- **PROBLEM DESCRIPTION**:
Extract the lines of the material below, beginning with the first and ending with the line that holds "(0,0) rectangle (686,515);". Skip every picture.

- **RECORD EXCERPTS**:
##############################

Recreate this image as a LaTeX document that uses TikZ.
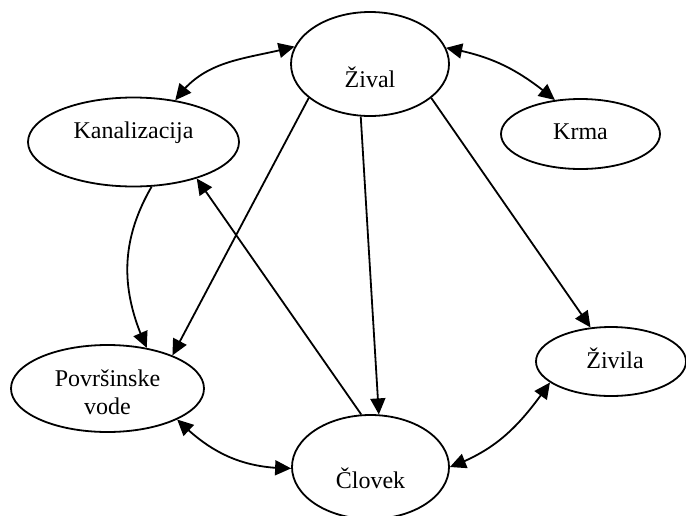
\documentclass[tikz,border=0pt]{standalone}
\usepackage{fontspec}
\setmainfont{Liberation Serif}
\usetikzlibrary{shapes.geometric, arrows.meta, bending}

\begin{document}
\begin{tikzpicture}[
  x=0.5pt, y=-0.5pt,
  line width=0.9pt,
  font=\fontsize{12}{14}\selectfont,
  state node/.style={ellipse, draw, inner sep=0pt},
  one way/.style={-{Triangle[length=8pt, width=7.5pt]}},
  two way/.style={{Triangle[length=8pt, width=7.5pt]}-{Triangle[length=8pt, width=7.5pt]}},
]
  \useasboundingbox (0,0) rectangle (686,515);

  % State nodes, node names: ziv, kan, krm, pov, clo, zvl
  \node[state node, minimum width=79pt, minimum height=52pt,
    label={[yshift=-6.5pt]center:Žival}] (ziv) at (370,64) {};
  \node[state node, minimum width=105.5pt, minimum height=44.5pt,
    label={[yshift=4.5pt]center:Kanalizacija}] (kan) at (133.5,142) {};
  \node[state node, minimum width=79.5pt, minimum height=35pt,
    label={[yshift=1pt]center:Krma}] (krm) at (580.5,134) {};
  \node[state node, minimum width=96.5pt, minimum height=43.5pt,
    label={[align=center, yshift=-1.75pt]center:Površinske\\vode}] (pov) at (107.5,388.5) {};
  \node[state node, minimum width=78.5pt, minimum height=52pt,
    label={[yshift=-5.5pt]center:Človek}] (clo) at (370.5,467) {};
  \node[state node, minimum width=75pt, minimum height=34.5pt,
    label={[xshift=2pt, yshift=1.75pt]center:Živila}] (zvl) at (611,361.5) {};

  % Straight arrows
  \foreach \a/\b in {ziv.209/pov.27, ziv.260/clo.81, ziv.331/zvl.121, clo.100/kan.330}
    \draw[one way] (\a) -- (\b);

  % Curved arrows
  \draw[two way] (kan.45) to[out=55, in=195] (ziv.167);
  \draw[two way] (ziv.12) to[out=-10, in=140] (krm.127);
  \draw[one way] (kan.292) to[out=240, in=115] (pov.46);
  \draw[two way] (pov.336) to[out=-45, in=180] (clo.181);
  \draw[two way] (clo.0) to[out=20, in=235] (zvl.199);
\end{tikzpicture}
\end{document}
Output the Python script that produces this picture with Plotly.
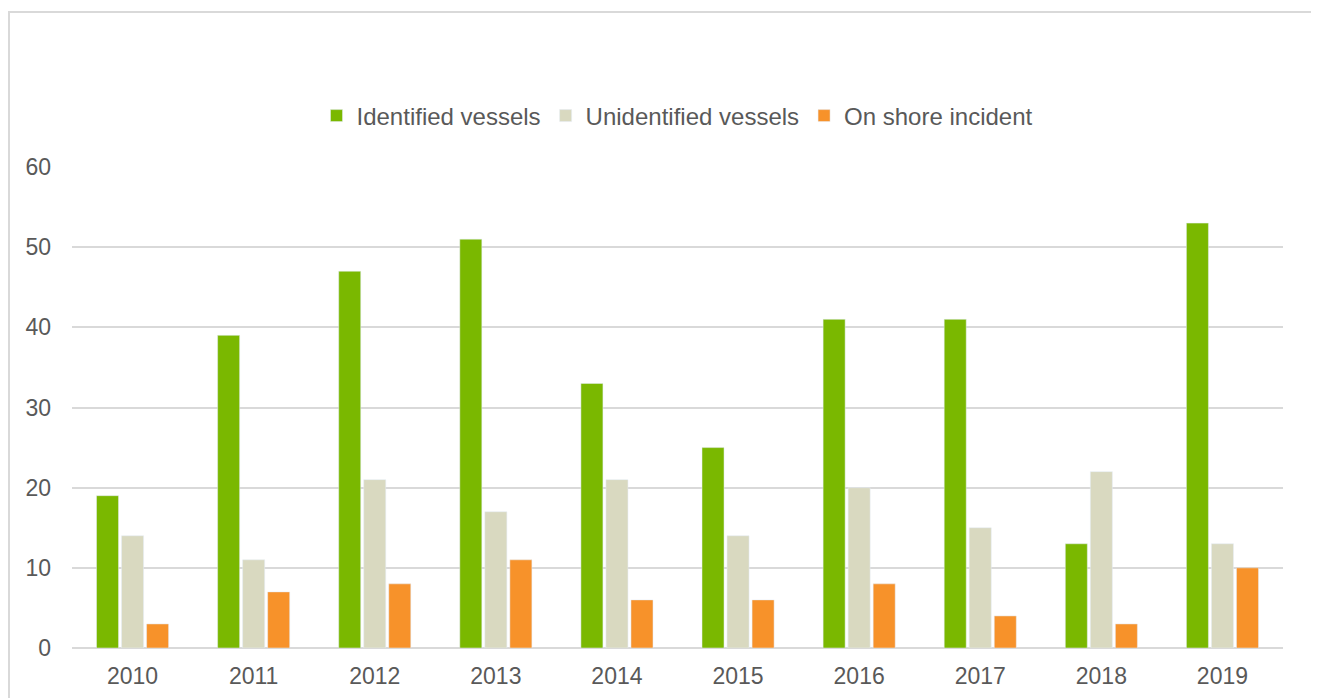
import plotly.graph_objects as go

years = ["2010", "2011", "2012", "2013", "2014", "2015", "2016", "2017", "2018", "2019"]
identified = [19, 39, 47, 51, 33, 25, 41, 41, 13, 53]
unidentified = [14, 11, 21, 17, 21, 14, 20, 15, 22, 13]
on_shore = [3, 7, 8, 11, 6, 6, 8, 4, 3, 10]

fig = go.Figure()
fig.add_trace(go.Bar(name="Identified vessels", x=years, y=identified, marker_color="#7ab800"))
fig.add_trace(go.Bar(name="Unidentified vessels", x=years, y=unidentified, marker_color="#d9d9c0"))
fig.add_trace(go.Bar(name="On shore incident", x=years, y=on_shore, marker_color="#f7922a"))

OFF = 8  # page offset of the figure in the browser
W, H = 1319, 698
L, T = 72 - OFF, 167 - OFF
R = W - (1283 - OFF)
B = H - (648 - OFF)
pw, ph = W - L - R, H - T - B

def px2x(p):
    return (p - OFF - L) / pw

def py2y(p):
    return (H - B - (p - OFF)) / ph

fig.update_layout(
    width=W, height=H,
    margin=dict(l=L, r=R, t=T, b=B),
    paper_bgcolor="white", plot_bgcolor="white",
    barmode="group", bargap=0.38, bargroupgap=0.12,
    font=dict(family="Liberation Sans, Arial, sans-serif", size=23, color="#595959"),
    legend=dict(orientation="h", x=0.5, xanchor="center", y=py2y(116), yanchor="middle",
                font=dict(size=24, color="#595959"), traceorder="normal",
                itemwidth=30, tracegroupgap=0),
    xaxis=dict(showgrid=False, showline=False, ticks="", tickfont=dict(size=23),
               ticklabelstandoff=12),
    yaxis=dict(range=[0, 60], dtick=10, showgrid=True, gridcolor="#d9d9d9", gridwidth=2,
               zeroline=True, zerolinecolor="#d9d9d9", zerolinewidth=2,
               showline=False, ticks="", tickfont=dict(size=23), ticklabelstandoff=20),
    shapes=[dict(type="rect", xref="paper", yref="paper",
                 x0=px2x(9), x1=px2x(1312), y0=py2y(730), y1=py2y(12),
                 line=dict(color="#d9d9d9", width=2), fillcolor="rgba(0,0,0,0)", layer="below")],
)

fig.write_html("out.html")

##############################

- **SOLUTION TO THE PROBLEM**:
Recreate this image as a LaTeX document that uses TikZ.
\documentclass[tikz,border=0pt]{standalone}
\usepackage{fontspec}
\setmainfont{Liberation Serif}
\usetikzlibrary{shapes.geometric, arrows.meta, bending}

\begin{document}
\begin{tikzpicture}[
  x=0.5pt, y=-0.5pt,
  line width=0.9pt,
  font=\fontsize{12}{14}\selectfont,
  state node/.style={ellipse, draw, inner sep=0pt},
  one way/.style={-{Triangle[length=8pt, width=7.5pt]}},
  two way/.style={{Triangle[length=8pt, width=7.5pt]}-{Triangle[length=8pt, width=7.5pt]}},
]
  \useasboundingbox (0,0) rectangle (686,515);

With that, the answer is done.